◆ **To be done**: Exactly the lines between the line containing "Write the seaborn" and the line containing "plt.rcParams['ytick.color'] = 'black'", together with those two lines, are to be output.

◆ **Materials provided**:
════════════════

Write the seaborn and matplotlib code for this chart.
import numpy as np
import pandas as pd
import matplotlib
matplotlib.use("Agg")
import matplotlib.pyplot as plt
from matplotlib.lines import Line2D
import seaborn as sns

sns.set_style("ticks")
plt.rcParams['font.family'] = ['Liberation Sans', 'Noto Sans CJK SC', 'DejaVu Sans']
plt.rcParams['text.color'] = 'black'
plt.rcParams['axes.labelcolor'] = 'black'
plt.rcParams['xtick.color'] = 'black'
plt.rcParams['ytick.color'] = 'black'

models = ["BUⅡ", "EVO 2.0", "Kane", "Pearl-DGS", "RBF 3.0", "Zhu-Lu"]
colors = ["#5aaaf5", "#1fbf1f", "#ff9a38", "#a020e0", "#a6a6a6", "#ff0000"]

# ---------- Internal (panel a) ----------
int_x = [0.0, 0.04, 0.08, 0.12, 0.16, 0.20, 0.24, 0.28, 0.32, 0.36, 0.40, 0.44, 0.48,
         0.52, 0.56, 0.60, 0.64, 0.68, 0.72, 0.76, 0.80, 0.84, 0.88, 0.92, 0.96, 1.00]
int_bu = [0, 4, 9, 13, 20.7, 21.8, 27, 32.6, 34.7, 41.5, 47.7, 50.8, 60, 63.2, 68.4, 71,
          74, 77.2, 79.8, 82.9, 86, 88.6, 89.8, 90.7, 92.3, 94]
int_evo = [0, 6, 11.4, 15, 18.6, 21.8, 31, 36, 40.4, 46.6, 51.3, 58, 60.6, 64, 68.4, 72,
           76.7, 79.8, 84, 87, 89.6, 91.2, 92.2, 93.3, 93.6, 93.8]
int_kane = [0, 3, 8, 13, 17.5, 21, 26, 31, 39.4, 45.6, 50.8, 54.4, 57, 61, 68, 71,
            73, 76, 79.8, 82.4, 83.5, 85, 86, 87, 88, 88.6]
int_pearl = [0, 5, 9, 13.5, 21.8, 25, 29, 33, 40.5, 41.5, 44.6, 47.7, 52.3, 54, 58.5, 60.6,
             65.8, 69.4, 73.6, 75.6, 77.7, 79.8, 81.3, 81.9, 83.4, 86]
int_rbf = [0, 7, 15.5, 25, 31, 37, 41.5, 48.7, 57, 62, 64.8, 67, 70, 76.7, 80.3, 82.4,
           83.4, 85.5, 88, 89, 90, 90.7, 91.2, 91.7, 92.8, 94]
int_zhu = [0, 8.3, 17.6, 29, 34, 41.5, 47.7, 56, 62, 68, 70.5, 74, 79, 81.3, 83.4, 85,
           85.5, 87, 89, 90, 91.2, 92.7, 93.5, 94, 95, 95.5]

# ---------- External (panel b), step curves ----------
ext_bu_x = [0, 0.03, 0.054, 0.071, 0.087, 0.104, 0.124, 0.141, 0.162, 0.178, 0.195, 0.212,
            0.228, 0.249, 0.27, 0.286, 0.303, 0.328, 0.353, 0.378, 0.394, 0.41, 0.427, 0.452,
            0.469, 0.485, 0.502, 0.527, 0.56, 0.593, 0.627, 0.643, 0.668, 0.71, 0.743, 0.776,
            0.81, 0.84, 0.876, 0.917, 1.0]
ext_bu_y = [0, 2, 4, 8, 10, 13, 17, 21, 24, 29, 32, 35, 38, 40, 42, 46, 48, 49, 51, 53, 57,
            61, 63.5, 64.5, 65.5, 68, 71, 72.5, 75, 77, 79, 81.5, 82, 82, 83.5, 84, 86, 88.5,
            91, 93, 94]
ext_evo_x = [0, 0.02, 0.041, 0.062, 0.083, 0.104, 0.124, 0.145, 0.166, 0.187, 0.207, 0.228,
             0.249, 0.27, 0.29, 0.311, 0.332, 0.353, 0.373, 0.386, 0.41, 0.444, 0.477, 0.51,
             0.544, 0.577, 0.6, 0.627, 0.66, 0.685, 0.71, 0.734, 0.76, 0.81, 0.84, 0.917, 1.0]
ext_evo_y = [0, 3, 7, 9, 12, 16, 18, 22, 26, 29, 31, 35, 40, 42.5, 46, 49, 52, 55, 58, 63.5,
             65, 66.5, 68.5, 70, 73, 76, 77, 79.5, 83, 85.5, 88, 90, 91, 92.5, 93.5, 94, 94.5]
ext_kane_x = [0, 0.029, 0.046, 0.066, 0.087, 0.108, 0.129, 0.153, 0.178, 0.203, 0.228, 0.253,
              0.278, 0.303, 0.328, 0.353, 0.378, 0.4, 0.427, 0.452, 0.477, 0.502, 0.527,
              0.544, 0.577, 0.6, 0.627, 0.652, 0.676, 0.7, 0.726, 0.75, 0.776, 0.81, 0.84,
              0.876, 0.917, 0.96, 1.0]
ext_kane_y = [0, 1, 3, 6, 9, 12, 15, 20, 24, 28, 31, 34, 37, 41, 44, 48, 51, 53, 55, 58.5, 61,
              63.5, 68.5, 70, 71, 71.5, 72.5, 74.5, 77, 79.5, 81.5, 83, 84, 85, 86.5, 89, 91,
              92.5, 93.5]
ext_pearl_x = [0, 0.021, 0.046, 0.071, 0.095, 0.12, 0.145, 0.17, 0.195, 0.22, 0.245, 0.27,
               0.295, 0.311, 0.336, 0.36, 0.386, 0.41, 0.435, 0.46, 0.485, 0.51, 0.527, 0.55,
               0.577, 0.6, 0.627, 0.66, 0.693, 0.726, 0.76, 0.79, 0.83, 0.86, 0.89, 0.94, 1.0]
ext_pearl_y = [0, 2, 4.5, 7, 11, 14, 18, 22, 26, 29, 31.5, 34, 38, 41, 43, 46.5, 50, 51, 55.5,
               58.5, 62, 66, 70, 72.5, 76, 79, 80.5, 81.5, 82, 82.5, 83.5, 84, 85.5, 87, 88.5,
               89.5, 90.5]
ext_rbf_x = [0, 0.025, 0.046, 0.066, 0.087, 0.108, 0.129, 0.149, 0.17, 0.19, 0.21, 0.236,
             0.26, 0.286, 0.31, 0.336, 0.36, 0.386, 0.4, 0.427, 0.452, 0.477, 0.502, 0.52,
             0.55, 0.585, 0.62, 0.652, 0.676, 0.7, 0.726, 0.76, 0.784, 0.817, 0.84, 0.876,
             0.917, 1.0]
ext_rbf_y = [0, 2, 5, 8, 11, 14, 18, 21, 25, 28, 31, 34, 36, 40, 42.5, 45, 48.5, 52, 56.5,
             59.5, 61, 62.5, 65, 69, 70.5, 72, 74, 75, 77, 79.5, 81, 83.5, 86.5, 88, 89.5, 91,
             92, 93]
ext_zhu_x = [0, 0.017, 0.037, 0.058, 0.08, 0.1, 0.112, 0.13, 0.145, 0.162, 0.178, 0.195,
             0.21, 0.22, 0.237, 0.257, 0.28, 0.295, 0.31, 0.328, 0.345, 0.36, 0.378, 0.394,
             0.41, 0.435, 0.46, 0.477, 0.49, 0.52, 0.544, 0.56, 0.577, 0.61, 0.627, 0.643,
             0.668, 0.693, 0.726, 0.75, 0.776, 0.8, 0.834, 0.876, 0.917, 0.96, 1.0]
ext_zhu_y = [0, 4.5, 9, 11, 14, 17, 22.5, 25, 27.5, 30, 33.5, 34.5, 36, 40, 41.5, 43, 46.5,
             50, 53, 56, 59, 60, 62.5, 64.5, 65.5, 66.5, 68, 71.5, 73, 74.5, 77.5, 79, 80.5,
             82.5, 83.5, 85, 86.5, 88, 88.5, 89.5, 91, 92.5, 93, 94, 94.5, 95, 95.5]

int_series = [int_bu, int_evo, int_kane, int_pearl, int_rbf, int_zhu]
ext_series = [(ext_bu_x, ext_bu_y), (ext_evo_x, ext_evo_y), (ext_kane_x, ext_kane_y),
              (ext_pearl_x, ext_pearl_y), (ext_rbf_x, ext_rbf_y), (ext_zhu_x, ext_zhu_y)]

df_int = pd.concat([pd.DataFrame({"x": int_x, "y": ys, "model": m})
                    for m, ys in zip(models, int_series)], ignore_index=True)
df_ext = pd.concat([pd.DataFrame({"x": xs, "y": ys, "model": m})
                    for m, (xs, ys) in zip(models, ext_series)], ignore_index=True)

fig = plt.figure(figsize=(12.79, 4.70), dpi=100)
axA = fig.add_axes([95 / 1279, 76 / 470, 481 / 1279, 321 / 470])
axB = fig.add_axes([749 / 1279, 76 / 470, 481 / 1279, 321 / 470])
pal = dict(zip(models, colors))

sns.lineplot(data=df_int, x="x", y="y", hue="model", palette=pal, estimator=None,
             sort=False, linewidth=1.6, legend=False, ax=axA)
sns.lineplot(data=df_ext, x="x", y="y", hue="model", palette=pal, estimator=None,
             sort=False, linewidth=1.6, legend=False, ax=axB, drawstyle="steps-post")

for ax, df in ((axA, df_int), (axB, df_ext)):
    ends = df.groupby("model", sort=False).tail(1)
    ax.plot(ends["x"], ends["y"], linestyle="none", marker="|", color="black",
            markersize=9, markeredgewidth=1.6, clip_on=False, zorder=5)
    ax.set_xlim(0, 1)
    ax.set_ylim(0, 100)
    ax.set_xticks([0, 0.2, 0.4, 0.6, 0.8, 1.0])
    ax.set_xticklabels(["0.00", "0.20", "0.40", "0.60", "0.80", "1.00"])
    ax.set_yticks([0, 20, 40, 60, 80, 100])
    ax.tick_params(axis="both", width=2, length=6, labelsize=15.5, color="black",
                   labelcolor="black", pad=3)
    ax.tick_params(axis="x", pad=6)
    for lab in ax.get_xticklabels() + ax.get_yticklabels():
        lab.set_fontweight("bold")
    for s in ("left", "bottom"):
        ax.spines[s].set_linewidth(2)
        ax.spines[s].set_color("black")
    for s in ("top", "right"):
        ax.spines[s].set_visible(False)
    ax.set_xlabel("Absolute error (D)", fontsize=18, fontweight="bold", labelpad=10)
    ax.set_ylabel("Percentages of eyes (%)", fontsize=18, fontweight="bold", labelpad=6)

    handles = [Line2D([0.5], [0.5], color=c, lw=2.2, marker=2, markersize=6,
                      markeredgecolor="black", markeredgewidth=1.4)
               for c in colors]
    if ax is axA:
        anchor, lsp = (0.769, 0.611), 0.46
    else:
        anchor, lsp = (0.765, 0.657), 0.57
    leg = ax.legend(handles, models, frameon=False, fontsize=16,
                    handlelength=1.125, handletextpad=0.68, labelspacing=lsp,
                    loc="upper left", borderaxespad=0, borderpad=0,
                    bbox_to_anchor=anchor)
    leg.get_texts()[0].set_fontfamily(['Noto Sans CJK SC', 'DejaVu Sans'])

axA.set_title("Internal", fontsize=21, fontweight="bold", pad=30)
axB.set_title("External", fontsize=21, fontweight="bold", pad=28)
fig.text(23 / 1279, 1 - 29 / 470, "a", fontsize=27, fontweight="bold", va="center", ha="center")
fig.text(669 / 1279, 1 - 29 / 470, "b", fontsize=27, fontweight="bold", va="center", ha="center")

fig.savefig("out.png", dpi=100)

════════════════

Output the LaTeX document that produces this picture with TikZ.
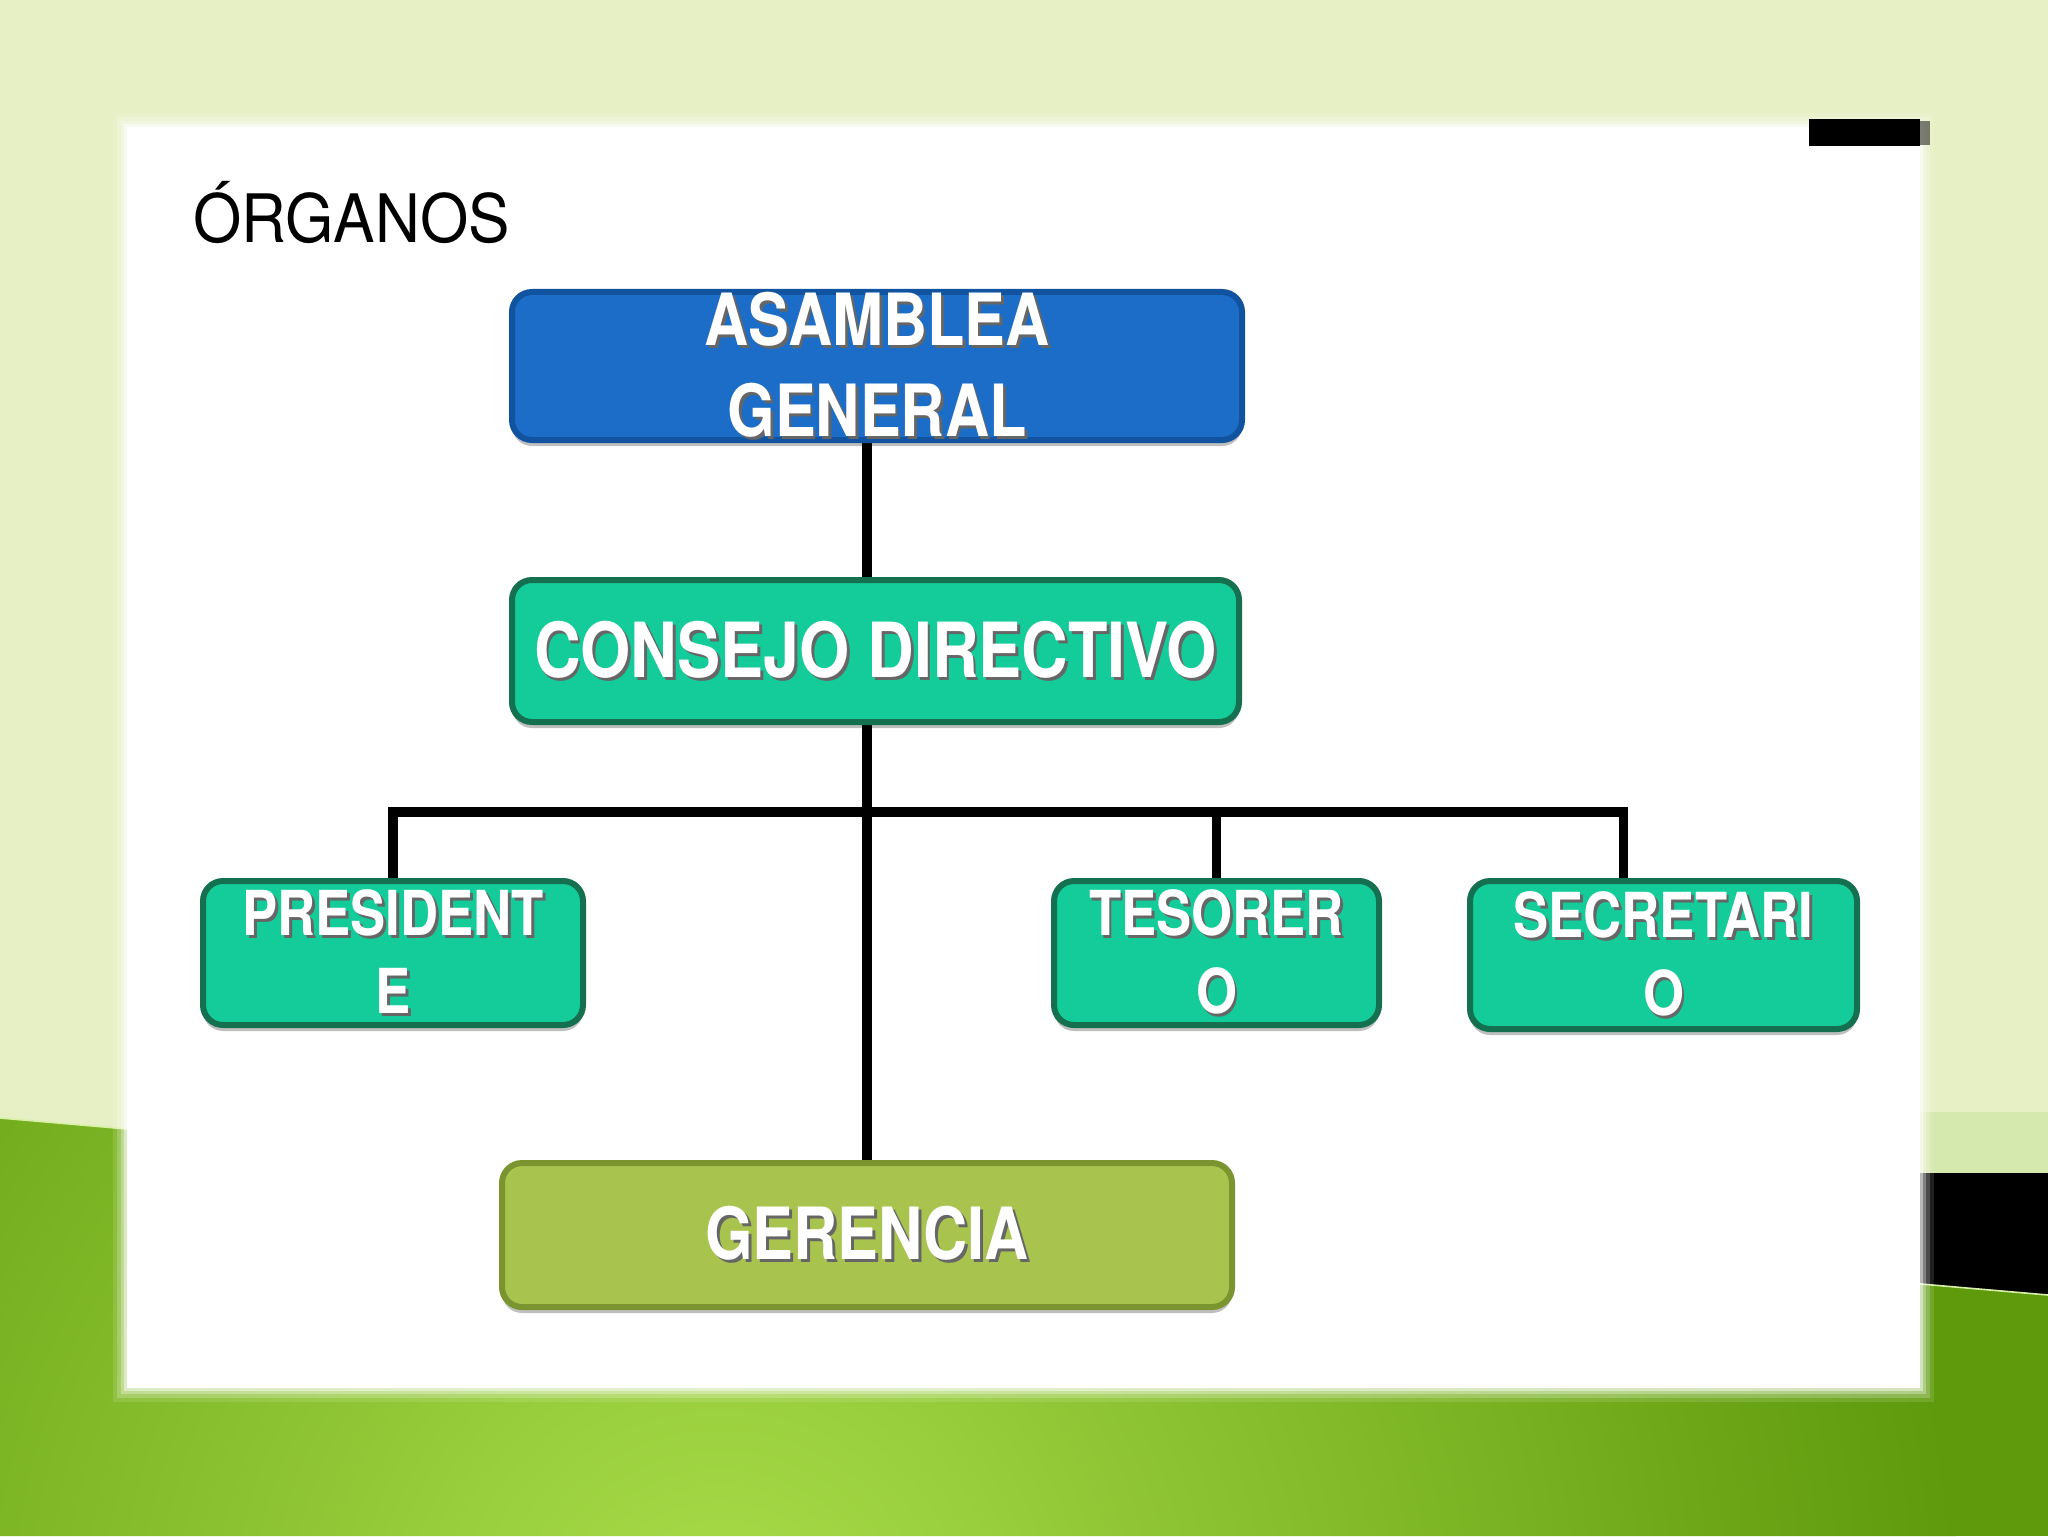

════════════════

◆ **Result of the task**:
Write the seaborn and matplotlib code for this chart.
import numpy as np
import pandas as pd
import matplotlib
matplotlib.use("Agg")
import matplotlib.pyplot as plt
from matplotlib.lines import Line2D
import seaborn as sns

sns.set_style("ticks")
plt.rcParams['font.family'] = ['Liberation Sans', 'Noto Sans CJK SC', 'DejaVu Sans']
plt.rcParams['text.color'] = 'black'
plt.rcParams['axes.labelcolor'] = 'black'
plt.rcParams['xtick.color'] = 'black'
plt.rcParams['ytick.color'] = 'black'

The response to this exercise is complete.